With her domination in high school, Reddick was awarded a scholarship to the University of North Carolina. A storied program with 16 national titles, UNC is considered to be the top collegiate women's soccer program in the country. Head Coach Anson Dorrance started Reddick for the first time in her collegiate career in the 2000 National Championship game against UCLA. The freshman responded by scoring the game winning goal with less than nine minutes to play, giving the Tar Heels another National championship. Dorrance says Reddick's qualities fit right in with the North Carolina team.
"She can jump, she can head with the best of them, and she tackles like a ton of bricks, so her physique is perfect for our game."
Since the 2000 season, she has been a member of the U.S. National team. And this year, the Americans just finished the 2003 Women's World Cup where they earned a bronze medal with a win over Canada. Reddick started the majority of the games for the U.S. as a defender, while tallying 2 goals for the tournament, including this header here against North Korea.
"The whole national team experience is my favorite moment.
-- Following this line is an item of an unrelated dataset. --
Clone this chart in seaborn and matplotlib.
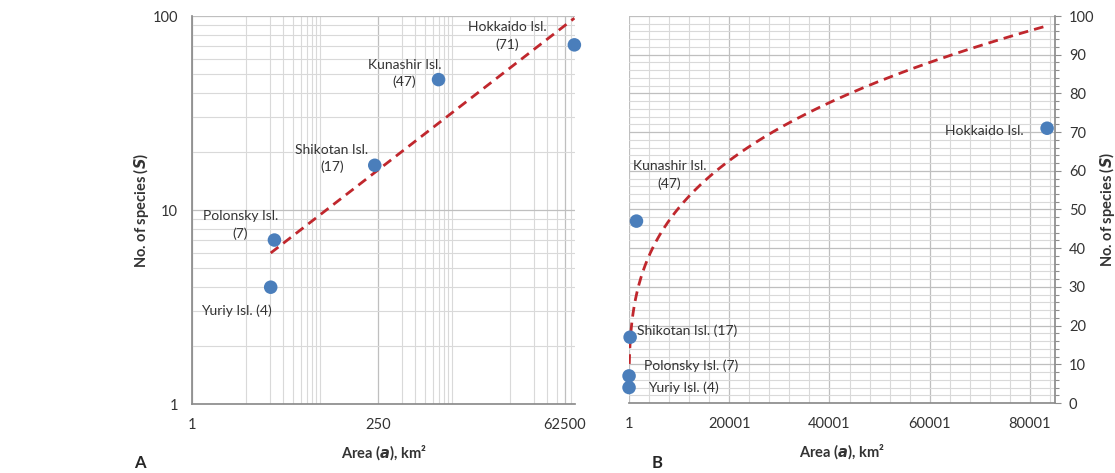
import numpy as np
import pandas as pd
import matplotlib
matplotlib.use("Agg")
import matplotlib.pyplot as plt
import matplotlib.ticker as mticker
import seaborn as sns

# data
islands = ["Yuriy Isl.", "Polonsky Isl.", "Shikotan Isl.", "Kunashir Isl.", "Hokkaido Isl."]
area_km2 = [10.3, 11.5, 225, 1490, 83424]
species = [4, 7, 17, 47, 71]

sns.set_theme(style="whitegrid")
plt.rcParams.update({
    "font.family": ["Lato", "DejaVu Sans"],
    "font.size": 10,
    "axes.edgecolor": "#8c8c8c",
    "xtick.color": "#8c8c8c",
    "ytick.color": "#8c8c8c",
    "xtick.labelcolor": "#333333",
    "ytick.labelcolor": "#333333",
})

df = pd.DataFrame({"island": islands, "area": area_km2, "S": species})

# power-law trendline S = c * a^z (as Excel's power fit)
z, logc = np.polyfit(np.log(df["area"]), np.log(df["S"]), 1)
fit = pd.DataFrame({"area": np.geomspace(df["area"].min(), df["area"].max(), 400)})
fit["S"] = np.exp(logc) * fit["area"] ** z

W, H = 1115, 473
fig = plt.figure(figsize=(W / 100, H / 100), dpi=100)
axA = fig.add_axes([192 / W, 69 / H, 383 / W, 388 / H])
axB = fig.add_axes([629 / W, 70 / H, 426 / W, 387 / H])

blue = "#4a7ebb"
red = "#c0272d"
major_grid = dict(color="#bfbfbf", linewidth=0.9)
minor_grid = dict(color="#d9d9d9", linewidth=0.8)
label_kw = dict(fontsize=10, color="#333333")
axis_label_kw = dict(fontsize=10.5, fontweight="bold", color="#333333")


def draw(ax):
    sns.lineplot(data=fit, x="area", y="S", ax=ax, color=red, linewidth=2.0,
                 linestyle=(0, (3.5, 2.2)), zorder=3)
    sns.scatterplot(data=df, x="area", y="S", ax=ax, color=blue, s=95,
                    edgecolor="none", zorder=4, clip_on=False)


# ---- panel A: log-log ----
draw(axA)
axA.set_xscale("log", base=250)
axA.set_yscale("log")
axA.set_xlim(1, 85000)
axA.set_ylim(1, 100)
axA.xaxis.set_major_locator(mticker.FixedLocator([1, 250, 62500]))
axA.xaxis.set_minor_locator(mticker.FixedLocator(
    [5 * k for k in range(1, 10)] + [250 * k for k in range(2, 10)] + [12500 * k for k in range(1, 7)]))
axA.yaxis.set_major_locator(mticker.FixedLocator([1, 10, 100]))
axA.yaxis.set_minor_locator(mticker.LogLocator(base=10, subs=np.arange(2, 10)))
fmt = mticker.FuncFormatter(lambda v, p: f"{v:g}")
axA.xaxis.set_major_formatter(fmt)
axA.yaxis.set_major_formatter(fmt)
axA.xaxis.set_minor_formatter(mticker.NullFormatter())
axA.yaxis.set_minor_formatter(mticker.NullFormatter())
axA.grid(True, which="major", **major_grid)
axA.grid(True, which="minor", **minor_grid)
for s in ["top", "right"]:
    axA.spines[s].set_visible(False)
axA.tick_params(which="both", direction="out", length=4, width=0.8, labelsize=10.5, pad=6)
axA.tick_params(which="minor", length=3)

offA = {
    "Hokkaido Isl.": ("Hokkaido Isl.\n(71)", -67, 9, "center"),
    "Kunashir Isl.": ("Kunashir Isl.\n(47)", -34, 6, "center"),
    "Shikotan Isl.": ("Shikotan Isl.\n(17)", -43, 7, "center"),
    "Polonsky Isl.": ("Polonsky Isl.\n(7)", -34, 15, "center"),
    "Yuriy Isl.": ("Yuriy Isl. (4)", -34, -24, "center"),
}
for _, r in df.iterrows():
    txt, dx, dy, ha = offA[r["island"]]
    axA.annotate(txt, (r["area"], r["S"]), xytext=(dx, dy), textcoords="offset pixels",
                 ha=ha, va="center", multialignment="center", linespacing=1.45, **label_kw)

axA.set_xlabel("Area ($\\mathbfit{a}$), km²", labelpad=8, **axis_label_kw)
axA.set_ylabel("No. of species ($\\mathbfit{S}$)", labelpad=1, **axis_label_kw)

# ---- panel B: linear ----
draw(axB)
axB.set_xlim(1, 85001)
axB.set_ylim(0, 100)
axB.xaxis.set_major_locator(mticker.FixedLocator([1, 20001, 40001, 60001, 80001]))
axB.xaxis.set_minor_locator(mticker.FixedLocator(np.arange(1, 85001, 4000)))
axB.yaxis.set_major_locator(mticker.MultipleLocator(10))
axB.yaxis.set_minor_locator(mticker.MultipleLocator(2))
axB.xaxis.set_major_formatter(fmt)
axB.grid(True, which="major", **major_grid)
axB.grid(True, which="minor", **minor_grid)
axB.yaxis.tick_right()
axB.yaxis.set_label_position("right")
for s in ["top", "left"]:
    axB.spines[s].set_visible(False)
axB.spines["right"].set_visible(True)
axB.tick_params(which="both", direction="out", length=4, width=0.8, labelsize=10.5, pad=6)
axB.tick_params(which="minor", length=3)

offB = {
    "Hokkaido Isl.": ("Hokkaido Isl.", -23, -3, "right"),
    "Kunashir Isl.": ("Kunashir Isl.\n(47)", 33, 46, "center"),
    "Shikotan Isl.": ("Shikotan Isl. (17)", 7, 6, "left"),
    "Polonsky Isl.": ("Polonsky Isl. (7)", 15, 10, "left"),
    "Yuriy Isl.": ("Yuriy Isl. (4)", 19, 0, "left"),
}
for _, r in df.iterrows():
    txt, dx, dy, ha = offB[r["island"]]
    axB.annotate(txt, (r["area"], r["S"]), xytext=(dx, dy), textcoords="offset pixels",
                 ha=ha, va="center", multialignment="center", linespacing=1.45, **label_kw)

axB.set_xlabel("Area ($\\mathbfit{a}$), km²", labelpad=8, **axis_label_kw)
axB.set_ylabel("No. of species ($\\mathbfit{S}$)", labelpad=2, rotation=90, **axis_label_kw)

fig.text(140 / W, 1 - 463 / H, "A", fontsize=12, fontweight="bold", ha="center", va="center")
fig.text(657 / W, 1 - 463 / H, "B", fontsize=12, fontweight="bold", ha="center", va="center")

fig.savefig("out.png", dpi=100)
This World Cup is something I am never going to forget because of how fun it was and how amazing the experience was."
Being on the top collegiate women's soccer team as well as one of the best international teams has given Reddick a lot of shining moments. But for her, it's not just about winning.
"It's a game where sometimes things just don't go your way because of the way that soccer is played. But it's so much fun because everyday it's a different game, it's a fun game, and the competition is always there."
Away from soccer, Reddick enjoys spending time with her friends and family. North Carolina Coach Anson Dorrance says she is just a great person all around.
"Well, she's an amazing young woman not just as an extraordinary soccer player but just a fine person with great character and moral fiber, unbelievably likeable, and wonderfully loyal, and she just has so many fine qualities."
Because of her duties on the national team, and her studies at the University of North Carolina, Reddick rarely has time to return home to Birmingham. However, her love for her native state is strong.
"Coming from Alabama is definitely special. Nobody on this team is from Alabama, or has really experienced Alabama until they came and played England here. They don't know the kind of pride and passion I have for this state because I think it is so great and I think it's world's best kept secret."
Reddick will now return to Chapel Hill, North Carolina to try to lead the Tar Heels to their 17th national championship. She will also continue to play on the national team where the Americans will attempt to win a Gold Medal at next Summer's Olympics in Athens, Greece.
For Alabama Public Radio, I'm Bobby Puppione.